━━━ Dataset section ━━━

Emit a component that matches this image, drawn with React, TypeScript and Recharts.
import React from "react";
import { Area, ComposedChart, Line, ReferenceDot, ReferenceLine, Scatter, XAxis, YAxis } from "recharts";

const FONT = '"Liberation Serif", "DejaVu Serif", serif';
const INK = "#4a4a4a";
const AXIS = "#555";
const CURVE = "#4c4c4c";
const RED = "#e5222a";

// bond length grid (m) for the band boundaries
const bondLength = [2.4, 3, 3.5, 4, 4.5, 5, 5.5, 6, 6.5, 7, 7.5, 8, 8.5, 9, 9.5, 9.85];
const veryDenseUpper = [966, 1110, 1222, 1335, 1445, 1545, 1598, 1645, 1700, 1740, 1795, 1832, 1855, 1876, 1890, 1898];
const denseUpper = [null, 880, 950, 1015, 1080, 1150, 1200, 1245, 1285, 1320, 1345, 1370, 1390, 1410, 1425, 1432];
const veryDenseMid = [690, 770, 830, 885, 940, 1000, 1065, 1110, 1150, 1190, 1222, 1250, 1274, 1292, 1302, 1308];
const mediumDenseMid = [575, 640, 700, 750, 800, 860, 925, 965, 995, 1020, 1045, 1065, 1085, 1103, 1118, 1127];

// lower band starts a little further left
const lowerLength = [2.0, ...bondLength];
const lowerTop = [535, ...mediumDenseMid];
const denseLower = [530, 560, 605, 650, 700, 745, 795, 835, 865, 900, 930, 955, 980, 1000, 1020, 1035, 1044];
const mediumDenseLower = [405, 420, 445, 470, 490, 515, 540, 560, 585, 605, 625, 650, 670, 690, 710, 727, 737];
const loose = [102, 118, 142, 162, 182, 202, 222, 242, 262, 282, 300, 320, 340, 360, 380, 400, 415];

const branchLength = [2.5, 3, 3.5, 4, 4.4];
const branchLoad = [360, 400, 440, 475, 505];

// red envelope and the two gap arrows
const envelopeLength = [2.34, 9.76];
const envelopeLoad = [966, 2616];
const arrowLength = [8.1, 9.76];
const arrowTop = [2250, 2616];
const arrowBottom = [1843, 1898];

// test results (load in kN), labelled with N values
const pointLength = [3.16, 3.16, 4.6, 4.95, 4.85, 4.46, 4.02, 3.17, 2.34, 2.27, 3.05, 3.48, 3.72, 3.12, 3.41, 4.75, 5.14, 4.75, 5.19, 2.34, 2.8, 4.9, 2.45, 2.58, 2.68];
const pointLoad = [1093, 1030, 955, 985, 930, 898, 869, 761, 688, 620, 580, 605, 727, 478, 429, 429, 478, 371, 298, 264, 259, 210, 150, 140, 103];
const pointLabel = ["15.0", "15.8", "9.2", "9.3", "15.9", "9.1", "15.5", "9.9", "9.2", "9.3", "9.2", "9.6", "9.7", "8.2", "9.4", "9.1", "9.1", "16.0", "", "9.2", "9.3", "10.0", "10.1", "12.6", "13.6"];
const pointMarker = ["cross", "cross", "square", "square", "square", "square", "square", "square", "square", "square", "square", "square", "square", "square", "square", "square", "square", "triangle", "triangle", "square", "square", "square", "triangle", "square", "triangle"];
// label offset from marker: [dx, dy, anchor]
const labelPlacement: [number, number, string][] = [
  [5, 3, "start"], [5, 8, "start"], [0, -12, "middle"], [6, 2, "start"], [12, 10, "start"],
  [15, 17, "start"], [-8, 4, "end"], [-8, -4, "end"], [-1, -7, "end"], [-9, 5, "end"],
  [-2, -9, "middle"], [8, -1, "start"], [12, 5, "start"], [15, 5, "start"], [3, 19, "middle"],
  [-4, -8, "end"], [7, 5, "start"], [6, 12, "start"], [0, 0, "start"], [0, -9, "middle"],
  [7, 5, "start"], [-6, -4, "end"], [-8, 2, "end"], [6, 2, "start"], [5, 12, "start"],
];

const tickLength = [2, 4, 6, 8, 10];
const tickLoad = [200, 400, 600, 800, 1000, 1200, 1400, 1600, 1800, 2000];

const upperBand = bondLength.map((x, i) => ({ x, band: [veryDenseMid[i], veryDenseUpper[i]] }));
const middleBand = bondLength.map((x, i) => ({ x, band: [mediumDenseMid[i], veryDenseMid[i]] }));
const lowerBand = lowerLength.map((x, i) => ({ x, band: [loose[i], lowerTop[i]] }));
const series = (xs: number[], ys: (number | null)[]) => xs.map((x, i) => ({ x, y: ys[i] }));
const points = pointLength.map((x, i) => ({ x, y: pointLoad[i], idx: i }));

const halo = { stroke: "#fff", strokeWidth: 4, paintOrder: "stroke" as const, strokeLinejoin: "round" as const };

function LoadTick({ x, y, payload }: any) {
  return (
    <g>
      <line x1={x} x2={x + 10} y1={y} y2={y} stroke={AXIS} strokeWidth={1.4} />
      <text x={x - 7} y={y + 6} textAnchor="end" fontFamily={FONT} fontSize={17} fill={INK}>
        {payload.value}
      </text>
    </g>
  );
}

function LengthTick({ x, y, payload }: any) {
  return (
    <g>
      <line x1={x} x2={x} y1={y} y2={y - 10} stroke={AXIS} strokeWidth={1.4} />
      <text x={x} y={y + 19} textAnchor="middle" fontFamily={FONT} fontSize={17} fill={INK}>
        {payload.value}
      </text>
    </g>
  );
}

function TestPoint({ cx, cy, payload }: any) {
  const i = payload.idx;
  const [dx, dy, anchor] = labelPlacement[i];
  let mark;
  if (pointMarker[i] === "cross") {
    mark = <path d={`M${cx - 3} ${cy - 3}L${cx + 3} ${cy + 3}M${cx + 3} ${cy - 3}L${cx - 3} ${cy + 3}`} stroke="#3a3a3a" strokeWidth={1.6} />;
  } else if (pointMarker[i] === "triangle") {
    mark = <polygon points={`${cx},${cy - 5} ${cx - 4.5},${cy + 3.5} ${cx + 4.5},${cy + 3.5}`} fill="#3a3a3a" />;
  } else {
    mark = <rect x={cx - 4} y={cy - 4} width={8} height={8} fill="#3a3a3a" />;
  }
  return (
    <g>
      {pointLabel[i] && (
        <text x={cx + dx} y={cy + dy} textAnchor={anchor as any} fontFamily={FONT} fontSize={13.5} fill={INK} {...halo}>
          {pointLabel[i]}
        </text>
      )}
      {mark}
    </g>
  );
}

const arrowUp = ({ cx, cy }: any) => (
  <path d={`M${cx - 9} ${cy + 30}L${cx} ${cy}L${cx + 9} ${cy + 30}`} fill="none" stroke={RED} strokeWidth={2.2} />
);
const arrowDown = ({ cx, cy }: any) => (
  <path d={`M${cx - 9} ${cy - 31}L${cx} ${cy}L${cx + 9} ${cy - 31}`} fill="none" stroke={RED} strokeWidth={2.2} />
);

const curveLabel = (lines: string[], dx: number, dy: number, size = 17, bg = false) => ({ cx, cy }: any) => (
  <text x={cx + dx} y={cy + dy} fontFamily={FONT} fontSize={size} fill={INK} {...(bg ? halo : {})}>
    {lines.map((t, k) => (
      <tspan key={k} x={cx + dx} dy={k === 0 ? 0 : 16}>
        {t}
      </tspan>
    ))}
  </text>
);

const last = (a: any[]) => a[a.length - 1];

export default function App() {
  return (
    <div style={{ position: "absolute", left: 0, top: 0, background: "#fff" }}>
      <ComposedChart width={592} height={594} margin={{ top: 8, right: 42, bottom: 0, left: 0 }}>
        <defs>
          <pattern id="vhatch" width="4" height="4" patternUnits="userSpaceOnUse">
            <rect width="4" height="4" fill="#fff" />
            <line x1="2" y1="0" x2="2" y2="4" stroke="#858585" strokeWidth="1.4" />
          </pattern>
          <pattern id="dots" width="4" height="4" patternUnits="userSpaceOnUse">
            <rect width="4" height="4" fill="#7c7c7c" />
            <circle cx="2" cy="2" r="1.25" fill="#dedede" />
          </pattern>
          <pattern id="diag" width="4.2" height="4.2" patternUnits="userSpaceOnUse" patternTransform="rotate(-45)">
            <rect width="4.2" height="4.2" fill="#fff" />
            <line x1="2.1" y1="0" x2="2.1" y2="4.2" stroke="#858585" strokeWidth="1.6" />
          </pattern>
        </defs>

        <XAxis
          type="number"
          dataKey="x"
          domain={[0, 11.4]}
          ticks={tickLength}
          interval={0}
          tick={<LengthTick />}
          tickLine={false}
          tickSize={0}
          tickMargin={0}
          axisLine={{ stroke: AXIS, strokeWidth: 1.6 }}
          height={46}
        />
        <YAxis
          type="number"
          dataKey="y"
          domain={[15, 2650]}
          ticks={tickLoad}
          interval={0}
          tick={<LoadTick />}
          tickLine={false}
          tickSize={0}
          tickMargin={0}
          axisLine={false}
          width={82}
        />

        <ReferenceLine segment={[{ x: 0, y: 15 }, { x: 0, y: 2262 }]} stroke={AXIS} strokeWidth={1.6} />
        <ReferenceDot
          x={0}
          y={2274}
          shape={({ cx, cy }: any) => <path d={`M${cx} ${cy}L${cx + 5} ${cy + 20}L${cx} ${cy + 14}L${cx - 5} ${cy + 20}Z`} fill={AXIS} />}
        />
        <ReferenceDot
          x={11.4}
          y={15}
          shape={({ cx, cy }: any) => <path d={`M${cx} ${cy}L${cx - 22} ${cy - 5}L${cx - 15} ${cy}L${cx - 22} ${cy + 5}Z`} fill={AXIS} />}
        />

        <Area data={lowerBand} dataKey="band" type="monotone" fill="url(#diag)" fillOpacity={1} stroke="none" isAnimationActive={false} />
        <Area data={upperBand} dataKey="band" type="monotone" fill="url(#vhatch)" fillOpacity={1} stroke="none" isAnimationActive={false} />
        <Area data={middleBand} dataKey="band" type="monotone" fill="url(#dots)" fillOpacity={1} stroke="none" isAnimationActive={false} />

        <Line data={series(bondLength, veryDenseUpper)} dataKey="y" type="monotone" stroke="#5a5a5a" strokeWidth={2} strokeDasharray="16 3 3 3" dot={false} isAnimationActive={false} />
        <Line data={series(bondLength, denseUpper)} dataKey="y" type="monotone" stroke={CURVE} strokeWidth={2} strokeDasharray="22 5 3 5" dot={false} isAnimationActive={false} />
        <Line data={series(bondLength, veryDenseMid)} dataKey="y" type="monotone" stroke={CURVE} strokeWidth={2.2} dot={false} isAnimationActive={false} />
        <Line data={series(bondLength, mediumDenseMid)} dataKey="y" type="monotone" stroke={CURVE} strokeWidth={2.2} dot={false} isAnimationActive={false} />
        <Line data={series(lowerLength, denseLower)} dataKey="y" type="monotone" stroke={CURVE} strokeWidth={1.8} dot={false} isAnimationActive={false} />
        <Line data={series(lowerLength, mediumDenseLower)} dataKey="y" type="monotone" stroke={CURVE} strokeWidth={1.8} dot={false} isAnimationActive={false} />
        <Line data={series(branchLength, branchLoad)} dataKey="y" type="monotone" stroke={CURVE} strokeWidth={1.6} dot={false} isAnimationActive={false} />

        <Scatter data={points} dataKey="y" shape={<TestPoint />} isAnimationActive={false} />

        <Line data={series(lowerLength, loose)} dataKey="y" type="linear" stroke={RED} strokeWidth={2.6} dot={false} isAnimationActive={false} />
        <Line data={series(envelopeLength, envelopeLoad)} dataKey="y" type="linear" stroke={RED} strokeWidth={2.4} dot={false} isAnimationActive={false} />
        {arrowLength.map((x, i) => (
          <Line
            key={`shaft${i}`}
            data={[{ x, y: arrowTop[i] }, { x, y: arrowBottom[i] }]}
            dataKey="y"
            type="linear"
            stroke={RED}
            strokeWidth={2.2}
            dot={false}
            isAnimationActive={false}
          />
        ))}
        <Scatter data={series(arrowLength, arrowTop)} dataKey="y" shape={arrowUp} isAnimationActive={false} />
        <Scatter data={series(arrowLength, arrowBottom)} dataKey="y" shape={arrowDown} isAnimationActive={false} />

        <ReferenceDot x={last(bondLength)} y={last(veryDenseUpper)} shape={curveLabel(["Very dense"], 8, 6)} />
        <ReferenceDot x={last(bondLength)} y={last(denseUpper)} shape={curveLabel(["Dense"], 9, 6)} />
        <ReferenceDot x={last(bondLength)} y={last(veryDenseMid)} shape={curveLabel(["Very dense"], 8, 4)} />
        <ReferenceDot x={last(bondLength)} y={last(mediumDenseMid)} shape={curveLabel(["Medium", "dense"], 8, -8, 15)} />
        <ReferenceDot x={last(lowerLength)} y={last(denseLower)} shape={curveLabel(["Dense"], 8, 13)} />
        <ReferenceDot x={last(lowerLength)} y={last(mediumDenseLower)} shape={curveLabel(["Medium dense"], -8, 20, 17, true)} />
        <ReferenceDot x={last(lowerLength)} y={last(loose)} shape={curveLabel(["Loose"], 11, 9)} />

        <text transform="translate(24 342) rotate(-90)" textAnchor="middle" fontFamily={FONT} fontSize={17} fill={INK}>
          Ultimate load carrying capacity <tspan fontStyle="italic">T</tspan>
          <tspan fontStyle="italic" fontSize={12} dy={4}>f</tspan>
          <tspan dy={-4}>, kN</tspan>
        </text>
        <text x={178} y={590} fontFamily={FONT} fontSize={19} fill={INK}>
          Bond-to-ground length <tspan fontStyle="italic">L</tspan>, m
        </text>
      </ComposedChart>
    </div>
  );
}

━━━

■ **Directions**
Each line that holds the word "React" is to be copied.

■ **Finished task**
Emit a component that matches this image, drawn with React, TypeScript and Recharts.
import React from "react";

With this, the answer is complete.